At Ciyou & Dixon, P.C., we observe three (3) fundamental misunderstandings many divorce litigants share about trials. Understanding these myths or exceptions should empower you to anticipate them and not get misguided and more frustrated than you already may be about a divorce. We hope this helps you in some small way as you educate yourself about divorce.
You Probably Won’t Get a Decision that Day.
A widespread, but nevertheless incorrect, view is the parties will leave a divorce trial divorced and the issues decided–case closed. In cases that have been pending a long time, some for two or more years, a trial court judge may “divorce” the parties at the end of the trial.
This legally does several things, such as start the time running for a spouse to get COBRA coverage. Emotionally, it frees the parties from the label of “married”, which may be significant for reasons relating to religion or the desire to re-marry. Typically, it allows at least the petitioning spouse to begin closure.
However, the division of assets and liabilities and custody issues may not be decided by an order for several weeks or a few months. This is “normal” and with a little thought, should make sense to you. Likely, the marriage was years in the making. Judges want to reflect and consider the evidence they have heard to make a fair decision. They court just heard the evidence the day of trial.
Also, a number of legal matters may still yet need to occur before the judge issues a decision. For example, the court may provide the parties with an opportunity to a post-trial brief on unique, complex, or novel legal issues a case presents. These take a few days to several for the parties’ counsels to research and draft.
A quite common reason the divorce decree and decision of the court may not be decided for several weeks is special findings. This is nothing more than a detailed written order setting forth the rationale of the trial court’s division of assets and custody decision. Usually, courts allow the parties to submit proposed findings–what evidence to value over other evidence–to decide the case under the law.
These take several hours to prepare. For this reason, courts frequently allow parties two (2) to four (4) weeks to do so. By the trial rules, the court then has ninety (90) days to prepare its own version; usually these are a combination of both sets of proposed findings.

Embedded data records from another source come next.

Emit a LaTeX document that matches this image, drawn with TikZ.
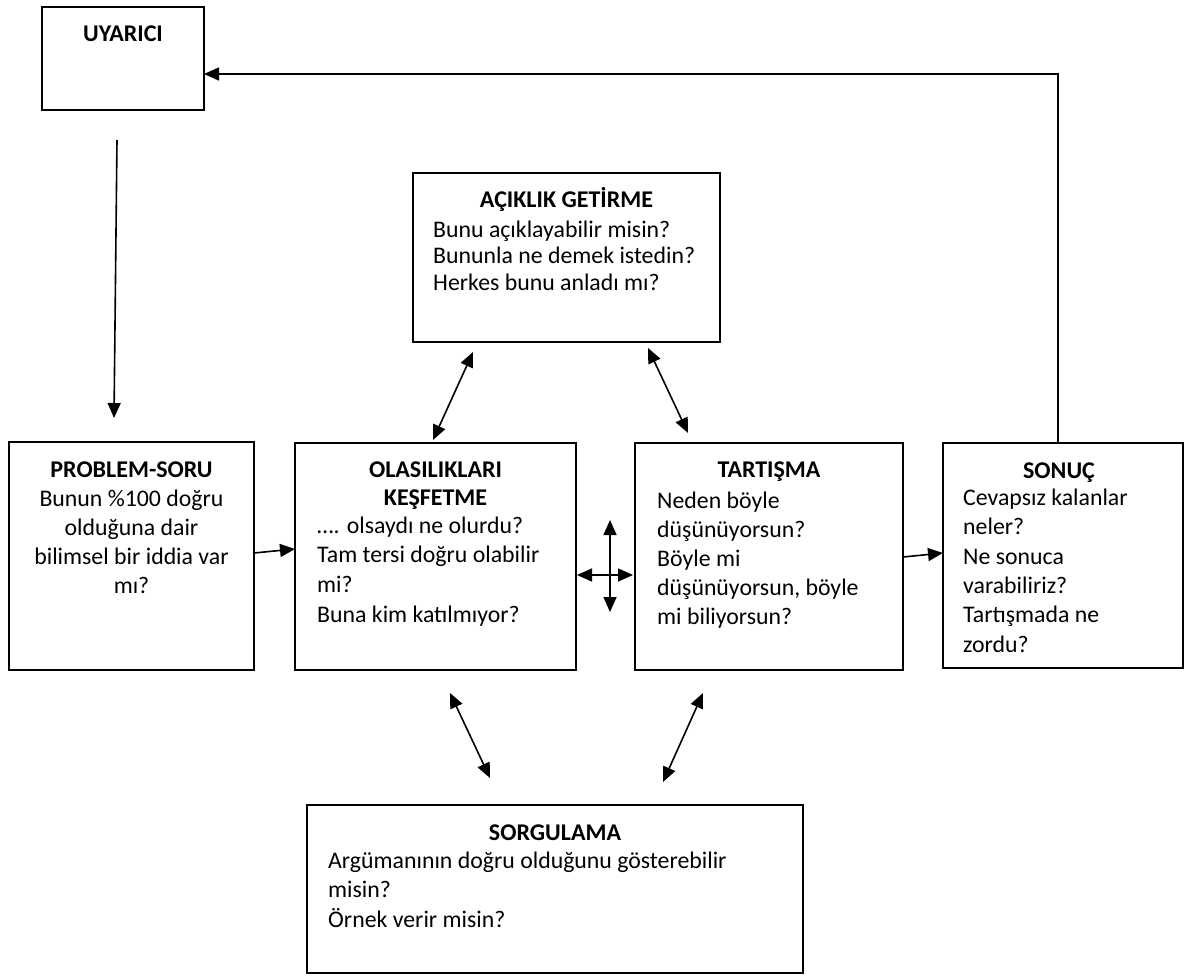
\documentclass[tikz,border=0pt]{standalone}
\usepackage{fontspec}
\setmainfont{Carlito}
\usetikzlibrary{arrows.meta}
\begin{document}
\begin{tikzpicture}[x=1pt,y=-1pt,
  box/.style={draw=black,line width=1.9pt,inner sep=0pt,outer sep=0pt,anchor=north west},
  ttl/.style={inner sep=0pt,anchor=base,font=\fontsize{24}{28}\selectfont\bfseries},
  body/.style={inner sep=0pt,anchor=north west,align=left,font=\fontsize{23.8}{#1}\selectfont},
  body/.default=29.5,
  arr/.style={line width=1.6pt,-{Triangle[length=15pt,width=13pt]}},
  darr/.style={line width=1.6pt,{Triangle[length=15pt,width=13pt]}-{Triangle[length=15pt,width=13pt]}}
]
\useasboundingbox (0,0) rectangle (1185,976);
\fill[white] (0,0) rectangle (1185,976);

% boxes
\node[box,minimum width=162pt,minimum height=103pt] (uyarici) at (42,7) {};
\node[box,minimum width=307pt,minimum height=169pt] (aciklik) at (413,173) {};
\node[box,minimum width=245pt,minimum height=228pt] (problem) at (9,442) {};
\node[box,minimum width=281pt,minimum height=227pt] (olas) at (295,443) {};
\node[box,minimum width=268pt,minimum height=227pt] (tart) at (635,443) {};
\node[box,minimum width=240pt,minimum height=225pt] (sonuc) at (943,443) {};
\node[box,minimum width=496pt,minimum height=168pt] (sorg) at (307,805) {};

% titles
\node[ttl] (tuyarici) at (123,42) {UYARICI};
\node[ttl] (taciklik) at (566.5,208) {AÇIKLIK GETİRME};
\node[ttl] (tproblem) at (131.5,477) {PROBLEM-SORU};
\node[ttl,align=center,anchor=north] (tolas) at (435.5,455) {\rule{0pt}{22pt}OLASILIKLARI\\KEŞFETME};
\node[ttl] (ttart) at (769,477) {TARTIŞMA};
\node[ttl] (tsonuc) at (1059,478) {SONUÇ};
\node[ttl] (tsorg) at (555,840) {SORGULAMA};

% question texts
\node[body=26.5] (baciklik) at (433,215) {\rule{0pt}{22pt}Bunu açıklayabilir misin?\\Bununla ne demek istedin?\\Herkes bunu anladı mı?};
\node[body=29,align=center,anchor=north] (bproblem) at (131.5,484) {\rule{0pt}{22pt}Bunun \%100 doğru\\olduğuna dair\\bilimsel bir iddia var\\mı?};
\node[body=29.6] (bolas) at (317,511) {\rule{0pt}{22pt}…. olsaydı ne olurdu?\\Tam tersi doğru olabilir\\mi?\\Buna kim katılmıyor?};
\node[body=29] (btart) at (657,486) {\rule{0pt}{22pt}Neden böyle\\düşünüyorsun?\\Böyle mi\\düşünüyorsun, böyle\\mi biliyorsun?};
\node[body=29.4] (bsonuc) at (963,483) {\rule{0pt}{22pt}Cevapsız kalanlar\\neler?\\Ne sonuca\\varabiliriz?\\Tartışmada ne\\zordu?};
\node[body=29.5] (bsorg) at (328,846) {\rule{0pt}{22pt}Argümanının doğru olduğunu gösterebilir\\misin?\\Örnek verir misin?};

% connector end points
\coordinate (u0) at (117,140);
\coordinate (u1) at (114,418);
\coordinate (fb0) at ([xshift=-5pt]sonuc.north);
\coordinate (fb1) at (uyarici.east |- 0,74);
\coordinate (po0) at (254,553);
\coordinate (po1) at (295,549);
\coordinate (ts0) at (903,557);
\coordinate (ts1) at (943,553);
\coordinate (h0) at (577,575);
\coordinate (h1) at (633,575);
\coordinate (v0) at (610,520);
\coordinate (v1) at (610,612);
\coordinate (ao0) at (473,352);
\coordinate (ao1) at (433,440);
\coordinate (at0) at (648,348);
\coordinate (at1) at (688,433);
\coordinate (os0) at (450,693);
\coordinate (os1) at (490,778);
\coordinate (ss0) at (703,693);
\coordinate (ss1) at (663,782);

% connectors
\draw[arr] (u0) -- (u1);
\draw[arr] (fb0) |- (fb1);
\draw[arr] (po0) -- (po1);
\draw[arr] (ts0) -- (ts1);
\draw[darr] (h0) -- (h1);
\draw[darr] (v0) -- (v1);
\draw[darr] (ao0) -- (ao1);
\draw[darr] (at0) -- (at1);
\draw[darr] (os0) -- (os1);
\draw[darr] (ss0) -- (ss1);
\end{tikzpicture}
\end{document}
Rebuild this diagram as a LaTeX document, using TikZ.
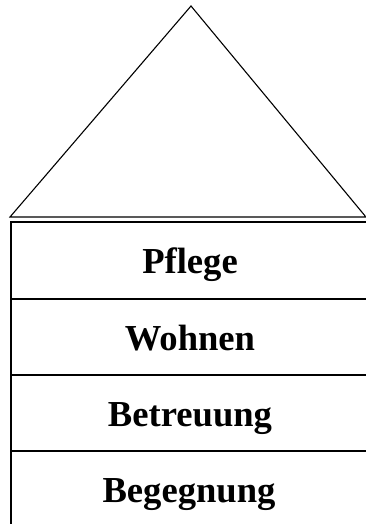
\documentclass[tikz,border=0pt]{standalone}
\usepackage{fontspec}
\setmainfont{Liberation Serif}
\begin{document}
\begin{tikzpicture}[x=1pt,y=-1pt,
  roof/.style={line width=1.1pt},
  storey/.style={line width=2pt},
  label/.style={font=\fontsize{36.6}{40}\selectfont\bfseries, anchor=base, inner sep=0pt}]
\useasboundingbox (0,0) rectangle (366,524);
% roof, its right eave running past the right edge
\coordinate (apex) at (191,6);
\coordinate (eaveL) at (10,217);
\coordinate (eaveM) at (366,217);
\coordinate (roofR) at (365.3,216.2);
\draw[roof, line join=miter] (roofR) -- (apex) -- (eaveL) -- (eaveM);
% storeys: left wall and floor lines, open to the right
\coordinate (t0) at (11,222);
\coordinate (t1) at (11,299);
\coordinate (t2) at (11,375);
\coordinate (t3) at (11,451);
\coordinate (t4) at (11,524);
\coordinate (r0) at (366,222);
\coordinate (r1) at (366,299);
\coordinate (r2) at (366,375);
\coordinate (r3) at (366,451);
\draw[storey] (t4) -- (t0) -- (r0);
\draw[storey] (t1) -- (r1);
\draw[storey] (t2) -- (r2);
\draw[storey] (t3) -- (r3);
\node[label] (pflege) at (190,273) {Pflege};
\node[label] (wohnen) at (190,350) {Wohnen};
\node[label] (betreuung) at (190,426) {Betreuung};
\node[label] (begegnung) at (189,502) {Begegnung};
\end{tikzpicture}
\end{document}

Thus, you will not likely leave the divorce proceeding with all issues decided. However, this is a good thing in order to unwind a complex matter.
A Jury Won’t Decide Your Case and it May not Be Heard by the Elected Judge.
Under Indiana law, there is no right to a jury trial in divorce litigation. In fact, while this right exists in most serious criminal cases and other civil matters, jury trials are actually very rare. These trials account for a statistically insignificant number of cases each year relative to overall cases pending. They are expensive and time consuming.
In addition, it is common for a commissioner, magistrate or judge pro tempore to hear divorce cases. There is a right to have the elected judge hear the case, but it must be asked for at the time a case is filed. The fact that another person, always an attorney, may hear and decide a case is not a negative. It reflects the reality that judges have more work and less time, and divorce cases account for half of civil litigation.
For the most part, the elected judge has a pulse on his or her commissioner, magistrate or judge pro tempore and closely oversees their handling of cases. A litigant should nevertheless be aware of this or else it might be unsettling. The last thing an attorney wants is to have this surprise you and impact your ability to testify.
Like not being divorced and having your case over on the day the trial concludes, not having your divorce heard by the elected judge is a legal norm not an exception. Anticipating it is the key to being prepared and being a game-day player. In a small number of cases, even your attorney may not learn of this until the time of trial.
You Don’t Win or Lose.
The biggest myth or fallacy about “going to trial” or “trying it” in domestic cases is that there are winners or losers. In fact, winning or losing is terminology foreign to divorce lawyers and courts. The reality should be self-apparent. Even with the most agreeable divorce litigants, the fact is it costs more to run two (2) households.
A court cannot change this fact, and this is the good news. In most cases, there are far greater problems; right now it is the marital residence that is “under water.” Neither party may want this home. Or both may desire to maintain it to strengthen their respective custody positions.
The crux may be neither can afford this home individually. The Court may award it, but cannot undo the mortgage. This holds both parties back. The spouse awarded this home may be in denial of reality and kept from moving on by considering where he or she will live later. For the spouse who is not awarded this home, he or she remains on the mortgage. This is bad even if the other spouse diligently pays on the mortgage-this debt factors into the other’s ability to purchase a home and move on.
Fortunately, property divisions are final and rarely wind up back in court. Where the parties have children, the inability to “win” or “lose” may well play itself over and over throughout the ensuing years. If one parent wants to be back in court, in the name of the children or for some other unsaid reason, that will be the case.
Ciyou & Dixon, P.C. advocates hope these three (3) “surprises” about a divorce trial help you accept the process, time it takes, and focus on productive matters, not unrealistic matters. If so, this blog post has done its job. Ciyou & Dixon, P.C. advocates practice throughout the State Indiana.